Under each of the agreements, a liquidation or acquisition of the Company
may result in the immediate acceleration of vesting of the Named Executive
Officers' outstanding options granted under the Company's option plans.
Accordingly, should there occur a sale of substantially all of the Company's
assets or an acquisition of the Company by merger or consolidation, then all
options at the time held by each such officer will become immediately
exercisable for fully-vested shares of Common Stock. However, such vesting
acceleration will not occur to the extent the options are to be assumed by the
acquiring entity.
In the event that (i) the outstanding options are so assumed or the change
in control is effected through the acquisition of 50% or more of the Company's
outstanding voting stock pursuant to a hostile tender offer and (ii) the
officer's employment is involuntarily terminated (other than for cause) within
18 months following such assumption or acquisition, then the vesting of any
options at the time held by each officer granted under the Company's option
plans will immediately accelerate.
Involuntary termination is defined in each severance agreement as the
officer's discharge or dismissal (other than for cause) or other termination of
employment, whether voluntary or involuntary, following a material reduction in
the officer's compensation or level of responsibilities, a change in the
officer's job location without his or her consent or a material reduction in
the officer's benefits and perquisites. Termination for cause includes any
involuntary termination triggered by the executive officer's willful
misconduct, gross negligence or unauthorized use or disclosure of trade secrets
or other confidential information of the Company.
In addition to the acceleration of vesting of each Named Executive
Officer's outstanding options, such individual may become entitled to a lump
sum severance payment upon his or her involuntary termination within 18 months
after a change in control. Accordingly, to the extent that the spread on the
officer's accelerated options (the excess of the market price, at the time of
acceleration, of the shares of Common Stock for which the options are
accelerated over the aggregate exercise price payable for such shares) does not
exceed 2.99 times the officer's average W-2 wages from the Company for the five
fiscal years preceding the fiscal year in which the change in control occurs, a
cash severance payment will be provided to the officer. However, the cash
payment will in no event exceed the lesser of (i) two times the sum of the
executive officer's annual rate of base salary in effect at the time of his or
her involuntary termination plus the bonuses earned by him or her for the
immediately preceding fiscal year or (ii) the amount necessary to bring the
total benefit package (acceleration plus severance) up to the "2.99 times
average W-2 wages" limitation.
In the event benefits had become due as of March 31, 1999 under the
severance agreements currently in effect for the Named Executive Officers, the
maximum cash amounts payable would be as follows: Mr. Hood, $591,910; Mr. Hier
$542,725; and Ms. Poliak, $424,498.
COMPENSATION COMMITTEE INTERLOCKS AND INSIDER PARTICIPATION
All members of the Board participated in deliberations of the Board
concerning executive compensation for fiscal year 1998. The members of the
Board are Messrs. Alexander and Smart, former officers of the Company, and Mr.

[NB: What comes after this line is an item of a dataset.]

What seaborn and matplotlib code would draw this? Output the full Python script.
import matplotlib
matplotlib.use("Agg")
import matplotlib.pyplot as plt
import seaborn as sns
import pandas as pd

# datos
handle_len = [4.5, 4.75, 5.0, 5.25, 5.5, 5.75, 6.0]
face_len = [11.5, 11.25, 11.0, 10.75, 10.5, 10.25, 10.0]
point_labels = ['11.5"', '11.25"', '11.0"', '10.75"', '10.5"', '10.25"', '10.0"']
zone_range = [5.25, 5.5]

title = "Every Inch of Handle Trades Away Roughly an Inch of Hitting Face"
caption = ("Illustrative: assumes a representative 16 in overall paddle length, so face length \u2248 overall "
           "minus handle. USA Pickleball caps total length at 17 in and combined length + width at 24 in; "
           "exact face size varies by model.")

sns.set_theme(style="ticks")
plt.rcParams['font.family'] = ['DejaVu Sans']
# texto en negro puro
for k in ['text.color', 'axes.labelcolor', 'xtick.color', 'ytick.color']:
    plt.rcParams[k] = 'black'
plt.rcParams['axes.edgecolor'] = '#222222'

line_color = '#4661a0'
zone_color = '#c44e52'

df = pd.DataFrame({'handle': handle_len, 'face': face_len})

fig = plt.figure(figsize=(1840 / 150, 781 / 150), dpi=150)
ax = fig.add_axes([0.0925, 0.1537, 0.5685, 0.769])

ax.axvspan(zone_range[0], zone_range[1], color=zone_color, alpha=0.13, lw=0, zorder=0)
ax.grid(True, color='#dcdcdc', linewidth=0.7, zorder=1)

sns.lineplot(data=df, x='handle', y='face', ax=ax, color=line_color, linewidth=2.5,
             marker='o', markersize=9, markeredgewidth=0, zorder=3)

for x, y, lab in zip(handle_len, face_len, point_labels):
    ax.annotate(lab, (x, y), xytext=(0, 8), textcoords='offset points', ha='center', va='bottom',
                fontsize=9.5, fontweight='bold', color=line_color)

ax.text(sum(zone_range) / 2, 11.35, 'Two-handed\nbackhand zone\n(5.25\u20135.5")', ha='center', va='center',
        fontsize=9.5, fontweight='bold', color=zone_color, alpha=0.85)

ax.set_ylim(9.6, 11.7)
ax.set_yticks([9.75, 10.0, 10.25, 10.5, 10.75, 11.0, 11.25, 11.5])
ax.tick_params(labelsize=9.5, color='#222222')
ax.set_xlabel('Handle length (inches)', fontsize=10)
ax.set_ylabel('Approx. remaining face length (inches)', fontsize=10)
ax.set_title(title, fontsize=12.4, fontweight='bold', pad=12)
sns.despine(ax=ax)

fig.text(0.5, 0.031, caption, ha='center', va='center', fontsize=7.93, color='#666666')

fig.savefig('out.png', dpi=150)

Hood, Dr. Hase, Dr. Reagan and Mr. Sedgwick.
The Company's Human Resources Committee is authorized to make and review
periodically recommendations regarding employee compensation and to perform
other duties regarding compensation for employees as the Board may delegate to
such Committee from time to time. The Human Resources Committee is also
authorized to administer the Company's stock option plans. The members of the
Human Resources Committee are Mr. Alexander, Dr. Reagan and Mr. Sedgwick.
8
<PAGE>
HUMAN RESOURCES COMMITTEE REPORT ON EXECUTIVE COMPENSATION
It is the duty of the members of the Company's Board to set the base
salary of certain executive officers and to administer the Company's benefit
plans. In addition, the Board approves the individual bonus programs to be in
effect for certain executive officers each fiscal year. The Board acts pursuant
to recommendations of the Human Resources Committee. The Company's 1997 Stock
Incentive Plan, under which stock option grants may be made to such officers
and other key employees, is administered by the Human Resources Committee.
For 1998, the Board established the compensation payable to Mr. Hood,
President and Chief Executive Officer; Mr. Schwartz, the former President and
Chief Executive Officer; Mr. Christie, former Vice President, Chief Financial
Officer and Secretary; Mr. Garigliano, former Vice President of Operations and
all other executive officers of the Company.

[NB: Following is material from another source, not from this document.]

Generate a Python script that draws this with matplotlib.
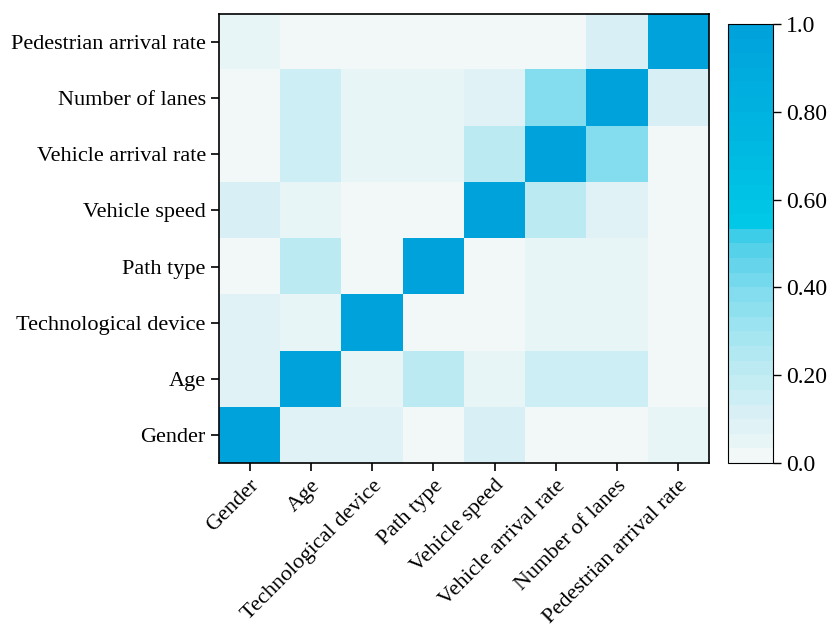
import numpy as np
import matplotlib
matplotlib.use("Agg")
import matplotlib.pyplot as plt
from matplotlib.colors import ListedColormap, to_rgb

plt.rcParams['font.family'] = ['Liberation Serif', 'DejaVu Serif']

# variable names (bottom to top on y, left to right on x)
labels = ["Gender", "Age", "Technological device", "Path type",
          "Vehicle speed", "Vehicle arrival rate", "Number of lanes",
          "Pedestrian arrival rate"]

# correlation values, row i = labels[i]
corr = np.array([
    [1.00, 0.08, 0.08, 0.01, 0.11, 0.01, 0.01, 0.05],
    [0.08, 1.00, 0.05, 0.22, 0.05, 0.15, 0.15, 0.01],
    [0.08, 0.05, 1.00, 0.01, 0.01, 0.05, 0.05, 0.01],
    [0.01, 0.22, 0.01, 1.00, 0.01, 0.05, 0.05, 0.01],
    [0.11, 0.05, 0.01, 0.01, 1.00, 0.22, 0.08, 0.01],
    [0.01, 0.15, 0.05, 0.05, 0.22, 1.00, 0.37, 0.01],
    [0.01, 0.15, 0.05, 0.05, 0.08, 0.37, 1.00, 0.11],
    [0.05, 0.01, 0.01, 0.01, 0.01, 0.01, 0.11, 1.00],
])

cbar_ticks = [0.0, 0.2, 0.4, 0.6, 0.8, 1.0]
cbar_ticklabels = ["0.0", "0.20", "0.40", "0.60", "0.80", "1.0"]

# colormap: 16 light steps then a blue run to the top
light = ["#f2f8f8", "#e8f5f6", "#e0f2f5", "#d8f0f5", "#cdeef4", "#c4ecf3",
         "#bbeaf3", "#b1e8f2", "#a6e6f1", "#9be3f0", "#8fe0ef", "#83ddee",
         "#75d9ed", "#66d5eb", "#55d1ea", "#3ecde8"]
c0 = np.array(to_rgb("#00c8e6"))
c1 = np.array(to_rgb("#00a2dc"))
dark = [tuple(c0 + (c1 - c0) * t) for t in np.linspace(0, 1, 14)]
cmap = ListedColormap([to_rgb(c) for c in light] + dark)

fig = plt.figure(figsize=(8.34, 6.3), dpi=100)
ax = fig.add_axes([0.2626, 0.265, 0.5875, 0.713])
cax = fig.add_axes([0.873, 0.265, 0.054, 0.697])

im = ax.imshow(corr, cmap=cmap, vmin=0, vmax=1, origin="lower",
               aspect="auto", interpolation="nearest")

ax.set_xticks(range(len(labels)))
ax.set_yticks(range(len(labels)))
ax.set_xticklabels(labels, rotation=45, ha="right", rotation_mode="anchor",
                   fontsize=16)
ax.set_yticklabels(labels, fontsize=16)
ax.tick_params(length=6, width=1.2)
for s in ax.spines.values():
    s.set_linewidth(1.2)

cb = fig.colorbar(im, cax=cax)
cb.set_ticks(cbar_ticks)
cb.set_ticklabels(cbar_ticklabels)
cb.ax.tick_params(labelsize=17, length=6, width=1)
cb.outline.set_linewidth(0.8)

fig.savefig("out.png", dpi=100)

General Compensation Policy. The Company's executive compensation policy
is competitive in order to recruit, retain and motivate people of needed
capabilities. For executives, the Company strives to link total compensation to
performance. Base compensation, benefits and perquisites are intended to be
competitive. Incentive compensation is provided in the form of cash bonuses and
stock options. The Company anticipates that the compensation levels of its
executive officers will generally be reviewed in the early part of each fiscal
year.
Factors. Several of the more important factors which were considered in
establishing the components of each executive officer's compensation package
for 1998 are summarized below.
Base Salary. The base salary for each executive officer is set on the
basis of personal performance and salary levels for comparable positions at
companies with revenue levels comparable to that of the Company.

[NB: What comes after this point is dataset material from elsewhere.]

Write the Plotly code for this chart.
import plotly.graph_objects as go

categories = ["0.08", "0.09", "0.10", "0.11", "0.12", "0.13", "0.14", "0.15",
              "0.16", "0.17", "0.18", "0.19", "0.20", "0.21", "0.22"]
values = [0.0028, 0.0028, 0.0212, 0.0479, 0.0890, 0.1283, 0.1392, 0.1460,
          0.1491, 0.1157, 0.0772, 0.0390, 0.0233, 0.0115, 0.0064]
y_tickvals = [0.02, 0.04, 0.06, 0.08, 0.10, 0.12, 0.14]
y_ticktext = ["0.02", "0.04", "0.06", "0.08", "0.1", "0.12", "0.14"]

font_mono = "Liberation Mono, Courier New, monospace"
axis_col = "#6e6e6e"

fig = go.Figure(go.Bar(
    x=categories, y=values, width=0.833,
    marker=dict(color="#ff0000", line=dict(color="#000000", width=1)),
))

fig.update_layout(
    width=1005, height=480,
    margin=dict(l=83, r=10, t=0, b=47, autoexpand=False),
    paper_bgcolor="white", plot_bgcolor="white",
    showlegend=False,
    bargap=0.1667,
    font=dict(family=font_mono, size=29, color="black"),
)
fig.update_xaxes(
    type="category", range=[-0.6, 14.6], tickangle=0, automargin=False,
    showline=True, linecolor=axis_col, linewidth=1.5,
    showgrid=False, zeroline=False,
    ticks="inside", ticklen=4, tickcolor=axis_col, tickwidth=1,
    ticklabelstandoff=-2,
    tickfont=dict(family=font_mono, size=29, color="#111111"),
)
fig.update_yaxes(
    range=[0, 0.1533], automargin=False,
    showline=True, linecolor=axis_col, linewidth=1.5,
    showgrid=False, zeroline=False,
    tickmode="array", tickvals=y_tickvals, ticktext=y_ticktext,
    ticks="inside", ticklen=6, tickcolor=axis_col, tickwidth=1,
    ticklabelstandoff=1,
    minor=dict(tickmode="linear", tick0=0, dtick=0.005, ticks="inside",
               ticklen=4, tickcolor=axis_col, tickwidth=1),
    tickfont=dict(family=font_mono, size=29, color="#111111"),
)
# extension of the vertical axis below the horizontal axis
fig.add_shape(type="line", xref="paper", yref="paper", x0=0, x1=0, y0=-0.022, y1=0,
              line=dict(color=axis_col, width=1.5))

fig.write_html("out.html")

Information regarding comparable salary levels is obtained from published
surveys of companies which may or may not be in industries comparable to
that of the Company. Generally, the Company targets base salaries at the
mid-point of such market data.
Annual Incentive Compensation. The annual pool of bonuses for executive
officers is determined solely on the basis of the Company's achievement of
the financial performance targets established at the start of the fiscal
year. Actual bonuses paid reflect an individual's accomplishment of both
corporate and functional objectives, with substantially greater weight
being given to achievement of corporate rather than functional objectives.
In particular, approximately 70% of an executive's target bonus is based on
achieving corporate objectives and the balance on achieving the executive's
functional objectives, such as profitability improvement, asset management,
market position, product leadership and key projects. These factors are
evaluated on a subjective basis without specific weighting.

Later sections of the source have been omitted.